Supernova: Astronomers crack cosmic 'murder mystery'

  23 February 2024    Read: 1115
Supernova: Astronomers crack cosmic

Scientists say they have solved the mystery of what lies at the heart of a celebrated cosmic explosion.

In February 1987, a star exploded in a neighbouring galaxy. It was visible from Earth for four months, shining with the power of 100 million suns.

There was so much debris, even the most powerful telescopes could not confirm what remained at its heart.

New results confirm it is a neutron star, so dense that a teaspoon of it would weigh 10 million tonnes.

BBC Sky at Night presenter Dr Maggie Aderin-Pocock said that the research team had "solved a murder mystery".

"It is about the death of a star and the mystery has been what lies in the shrouds of dust around what remains," she said.

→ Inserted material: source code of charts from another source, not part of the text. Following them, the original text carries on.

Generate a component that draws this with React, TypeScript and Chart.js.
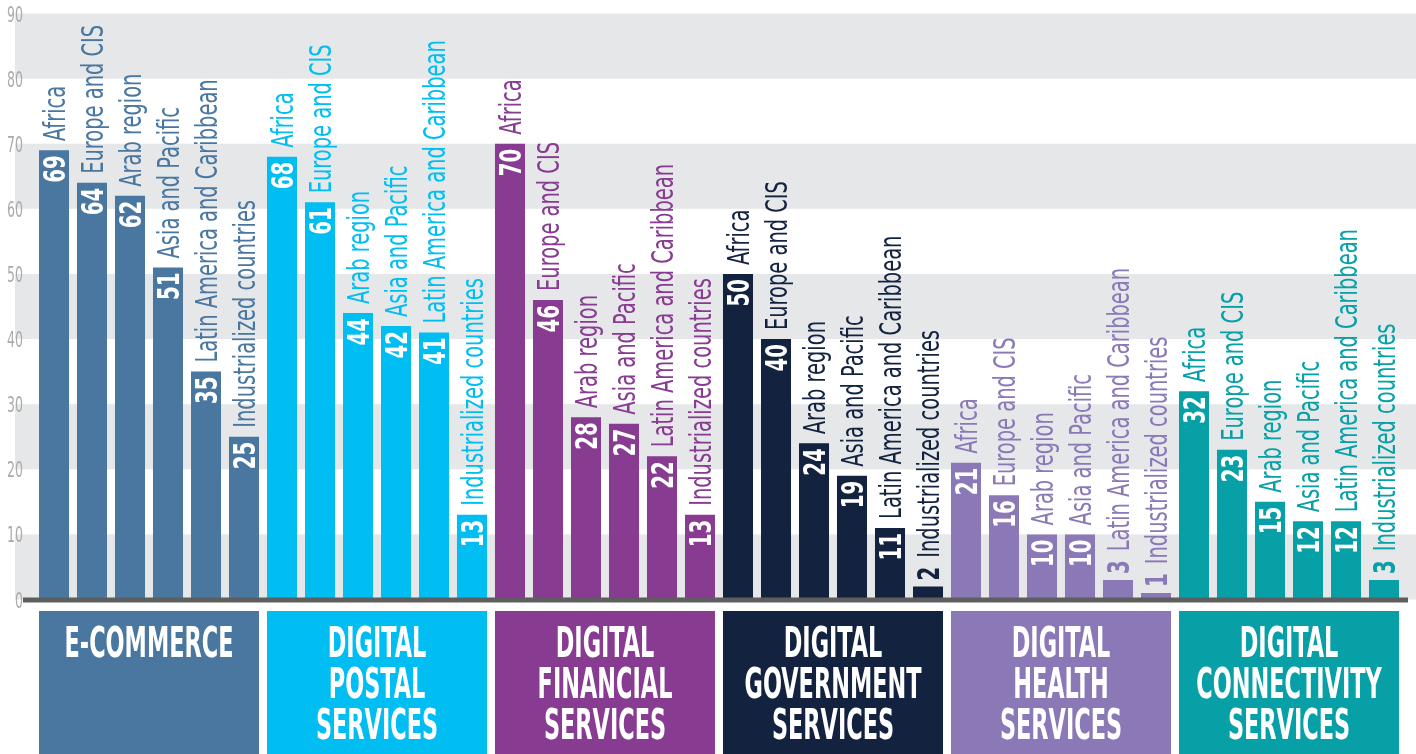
import React, { useEffect, useRef } from "react";
import { Chart, registerables } from "chart.js";

Chart.register(...registerables);

// ---- data ----
const groupTitles: string[][] = [
  ["E-COMMERCE"],
  ["DIGITAL", "POSTAL", "SERVICES"],
  ["DIGITAL", "FINANCIAL", "SERVICES"],
  ["DIGITAL", "GOVERNMENT", "SERVICES"],
  ["DIGITAL", "HEALTH", "SERVICES"],
  ["DIGITAL", "CONNECTIVITY", "SERVICES"],
];
const regions = [
  "Africa",
  "Europe and CIS",
  "Arab region",
  "Asia and Pacific",
  "Latin America and Caribbean",
  "Industrialized countries",
];
const eCommerce = [69, 64, 62, 51, 35, 25];
const digitalPostal = [68, 61, 44, 42, 41, 13];
const digitalFinancial = [70, 46, 28, 27, 22, 13];
const digitalGovernment = [50, 40, 24, 19, 11, 2];
const digitalHealth = [21, 16, 10, 10, 3, 1];
const digitalConnectivity = [32, 23, 15, 12, 12, 3];
const groupColors = ["#4A77A0", "#00BDF2", "#873B91", "#12223F", "#8B79B7", "#06A0A6"];
const yMin = 0;
const yMax = 90;
const yStep = 10;

const series = [eCommerce, digitalPostal, digitalFinancial, digitalGovernment, digitalHealth, digitalConnectivity];

const NARROW = '"Liberation Sans Narrow", "Arial Narrow", "DejaVu Sans Condensed", "Roboto Condensed", sans-serif';

const bandsPlugin = {
  id: "bands",
  beforeDraw(chart: any) {
    const { ctx, scales } = chart;
    const y = scales.y;
    ctx.save();
    ctx.fillStyle = "#E6E7E8";
    for (let v = yMin; v < yMax; v += yStep * 2) {
      const top = y.getPixelForValue(v + yStep);
      const bot = y.getPixelForValue(v);
      ctx.fillRect(15, top, chart.width - 15, bot - top);
    }
    // y tick labels (from the library's own ticks), condensed
    ctx.font = `22px ${NARROW}`;
    const tScale = 16 / ctx.measureText("90").width;
    const cap = ctx.measureText("8").actualBoundingBoxAscent || 16;
    ctx.fillStyle = "#ABABAB";
    ctx.textAlign = "right";
    ctx.textBaseline = "alphabetic";
    y.ticks.forEach((t: any) => {
      const py = y.getPixelForValue(t.value);
      ctx.save();
      ctx.translate(23, py + cap / 2);
      ctx.scale(tScale, 1);
      ctx.fillText(String(t.value), 0, 0);
      ctx.restore();
    });
    ctx.restore();
  },
};

const decorPlugin = {
  id: "decor",
  afterDraw(chart: any) {
    const { ctx, scales } = chart;
    const y = scales.y;
    const meta = chart.getDatasetMeta(0);
    const zero = y.getPixelForValue(0);
    const values: number[] = chart.data.datasets[0].data;
    const cols: string[] = chart.data.datasets[0].backgroundColor;
    const names: string[] = chart.data.labels;

    // axis base line
    ctx.save();
    ctx.fillStyle = "#5E5E5E";
    ctx.fillRect(23, zero - 2, 1408 - 23, 5);
    ctx.restore();

    // calibrate condensed scaling
    ctx.save();
    ctx.font = `30px ${NARROW}`;
    const wa = ctx.measureText("Latin America and Caribbean").width;
    const wb = ctx.measureText("Industrialized countries").width;
    const nameScale = (280 + 231) / (wa + wb);
    const nameCap = ctx.measureText("H").actualBoundingBoxAscent || 21.5;
    ctx.font = `bold 30px ${NARROW}`;
    const numScale = 27.5 / ctx.measureText("69").width;
    const numCap = ctx.measureText("8").actualBoundingBoxAscent || 21.5;
    ctx.font = `bold 43px ${NARROW}`;
    const boxScale = 177 / ctx.measureText("GOVERNMENT").width;
    ctx.restore();

    // bar labels
    meta.data.forEach((bar: any, i: number) => {
      const v = values[i];
      const col = cols[i];
      const top = bar.y;
      const h = zero - top;
      const numStr = String(v);
      ctx.save();
      ctx.translate(bar.x, top);
      ctx.rotate(-Math.PI / 2);
      ctx.textBaseline = "alphabetic";
      ctx.font = `bold 30px ${NARROW}`;
      const nw = ctx.measureText(numStr).width * numScale;
      const inside = h >= nw + 12;
      let nameStart: number;
      ctx.save();
      if (inside) {
        ctx.translate(-5 - nw, numCap / 2);
        ctx.fillStyle = "#FFFFFF";
        nameStart = 9;
      } else {
        ctx.translate(6, numCap / 2);
        ctx.fillStyle = col;
        nameStart = 6 + nw + 9;
      }
      ctx.scale(numScale, 1);
      ctx.textAlign = "left";
      ctx.fillText(numStr, 0, 0);
      ctx.restore();

      ctx.save();
      ctx.font = `30px ${NARROW}`;
      ctx.translate(nameStart, nameCap / 2);
      ctx.scale(nameScale, 1);
      ctx.textAlign = "left";
      ctx.fillStyle = col;
      ctx.fillText(names[i], 0, 0);
      ctx.restore();
      ctx.restore();
    });

    // group boxes
    groupTitles.forEach((lines, g) => {
      const first = meta.data[g * 6];
      const last = meta.data[g * 6 + 5];
      const left = first.x - first.width / 2;
      const right = last.x + last.width / 2;
      const boxTop = zero + 11.5;
      ctx.save();
      ctx.fillStyle = groupColors[g];
      ctx.fillRect(left, boxTop, right - left, chart.height - boxTop);
      ctx.fillStyle = "#FFFFFF";
      ctx.font = `bold 43px ${NARROW}`;
      ctx.textAlign = "center";
      ctx.textBaseline = "alphabetic";
      const cx = (left + right) / 2;
      lines.forEach((ln, li) => {
        ctx.save();
        ctx.translate(cx, boxTop + 46 + li * 41);
        ctx.scale(boxScale, 1);
        ctx.fillText(ln, 0, 0);
        ctx.restore();
      });
      ctx.restore();
    });
  },
};

export default function App() {
  const ref = useRef<HTMLCanvasElement | null>(null);
  useEffect(() => {
    document.body.style.margin = "0";
    const canvas = ref.current;
    if (!canvas) return;
    const labels = groupTitles.flatMap(() => regions);
    const data = series.flat();
    const colors = series.flatMap((s, gi) => s.map(() => groupColors[gi]));
    const chart = new Chart(canvas, {
      type: "bar",
      data: {
        labels,
        datasets: [
          {
            data,
            backgroundColor: colors,
            borderWidth: 0,
            barPercentage: 0.79,
            categoryPercentage: 1,
          },
        ],
      },
      options: {
        responsive: false,
        animation: false,
        devicePixelRatio: 1,
        layout: { padding: { top: 13.5, right: 13, bottom: 154.5, left: 0 } },
        plugins: {
          legend: { display: false },
          tooltip: { enabled: false },
          title: { display: false },
        },
        scales: {
          x: { display: false },
          y: {
            min: yMin,
            max: yMax,
            afterFit: (s: any) => {
              s.width = 35;
              s.paddingTop = 0;
              s.paddingBottom = 0;
            },
            grid: { display: false, drawTicks: false },
            border: { display: false },
            ticks: {
              display: false,
              stepSize: yStep,
            },
          },
        },
      } as any,
      plugins: [bandsPlugin, decorPlugin],
    });
    return () => chart.destroy();
  }, []);
  return (
    <div style={{ width: 1416, height: 754 }}>
      <canvas ref={ref} width={1416} height={754} style={{ display: "block", width: 1416, height: 754 }} />
    </div>
  );
}
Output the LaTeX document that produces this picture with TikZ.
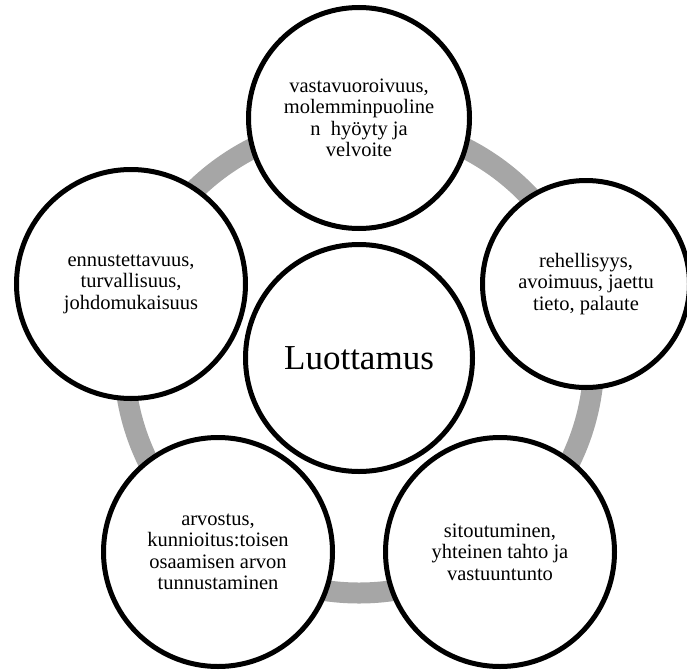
\documentclass[tikz,border=0pt]{standalone}
\usepackage{fontspec}
\setmainfont{Liberation Serif}
\definecolor{ringgray}{RGB}{166,166,166}
\begin{document}
\begin{tikzpicture}[x=1pt, y=-1pt,
  topic/.style={circle, draw=black, line width=5pt, fill=white, align=center,
    inner sep=0pt, font=\fontsize{20.5}{21.5}\selectfont},
  ring/.style={draw=ringgray, line width=21pt}]
  \useasboundingbox (0,0) rectangle (687,669);
  \clip (0,0) rectangle (687,669);

  % Centre
  \coordinate (mid) at (359,358);
  \draw[ring] (mid) circle (235pt);

  % Outer circles
  \node[topic, minimum size=221pt] (vastavuoro) at (359,118)
    {vastavuoroivuus,\\molemminpuoline\\n\ \ hyöyty ja\\velvoite};
  \node[topic, minimum size=207pt] (rehellisyys) at (586,284)
    {rehellisyys,\\avoimuus, jaettu\\tieto, palaute};
  \node[topic, minimum size=229pt] (sitoutuminen) at (500,552)
    {sitoutuminen,\\yhteinen tahto ja\\vastuuntunto};
  \node[topic, minimum size=229pt] (arvostus) at (218,552)
    {arvostus,\\kunnioitus:toisen\\osaamisen arvon\\tunnustaminen};
  \node[topic, minimum size=229pt] (ennuste) at (131,284)
    {ennustettavuus,\\turvallisuus,\\johdomukaisuus};

  \node[topic, minimum size=227pt, font=\fontsize{35}{40}\selectfont] (luottamus) at (mid) {Luottamus};
\end{tikzpicture}
\end{document}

The explosion was of a huge star, 20 times the mass of our Sun, a so-called blue supergiant. Its life ended in spectacular style in a process called a supernova, prosaically called SN 1987A, by astronomers. It was the first supernova to have been visible to the naked eye for 400 years, and was from a star whose details had been captured and recorded by astronomers before it exploded.

Dr Aderin-Pocock once worked on a project to solve the puzzle of SN 1987A, which she says was figuratively, as well as literally, a big star.

"The fact that it was visible gave it a celebrity status outside the world of science. And SN 1987A is also very close to the heart of astronomers because it was relatively close, and they were able to capture so much detail of the star's life cycle."

The observations made SN 1987A the ideal lab in the sky to check the details of the theories of how stars die. But there has been a critical piece of the puzzle missing - what was left at its heart after such a cataclysmic event.

According to the theory, stars collapse when they run out of fuel to carry out the nuclear reactions that make them shine. The mass of the star is so great that its gravitational force crushes its own atoms to produce the densest material in the Universe, which is called a neutron star, or if it is a larger star, it can become a black hole.

But which one was it? This is important for astronomers to know, because supernovas spread the heavy elements that help to form and support life across the Universe.

Researchers writing in the journal Science say they have strong if not overwhelming evidence that it is a neutron star.

Prof Claes Fransson, of Stockholm University in Sweden, who led the study, said this was the first time anyone had been able to probe the centre of the supernova and what was created there.

"We now know that there is a compact source of ionising radiation, most likely by a neutron star. We have been looking for this from the time of the explosion but had to wait to be able to verify the predictions."

The new data indicates that the surface of the neutron star would be about a million degrees, having cooled down from 100 billion degrees or so.

Baby star

The team will continue to monitor the supernova area to learn more about the precise details of the explosion. And the data gives the team an opportunity to monitor a very early "baby" neutron star and compare it with older ones to see how these cosmic heavyweights evolve over time.

''If we're lucky, then in the next few years we might even see the neutron star in the centre properly, getting a relatively close look at one of these intriguing objects very early in its life."

The observations were made possible because of Nasa's James Webb Space Telescope (JWST). As well as being the most powerful space observatory ever built, it has instruments that take measurements at infra-red frequencies and so can see past the space dust that has for so long blocked our view.

Prof Mike Barlow, of UCL, says although there have been several indirect hints, JWST has obtained "the first direct evidence'' that it is a neutron star.

"The mystery over whether a neutron star is hiding in the dust has lasted for more than 30 years and it is exciting that we have solved it."

Smoking gun

The JWST data was analysed by 34 scientists from 12 countries. They found light from atoms of the elements, argon and sulphur that could have only been produced by powerful radiation coming from a neutron star at the centre of the supernova. There is no direct image of the neutron star itself, but it would be hard for anything else to explain the readings, according to Dr Robert Massey, of the Royal Astronomical Society.

''If we're lucky then in the next few years we might even see the neutron star in the centre properly, getting a relatively close look at one of these intriguing objects very early in its life."

So although the astronomer detectives do not yet have the smoking gun, of the murder mystery, they do have the smoke from the gun.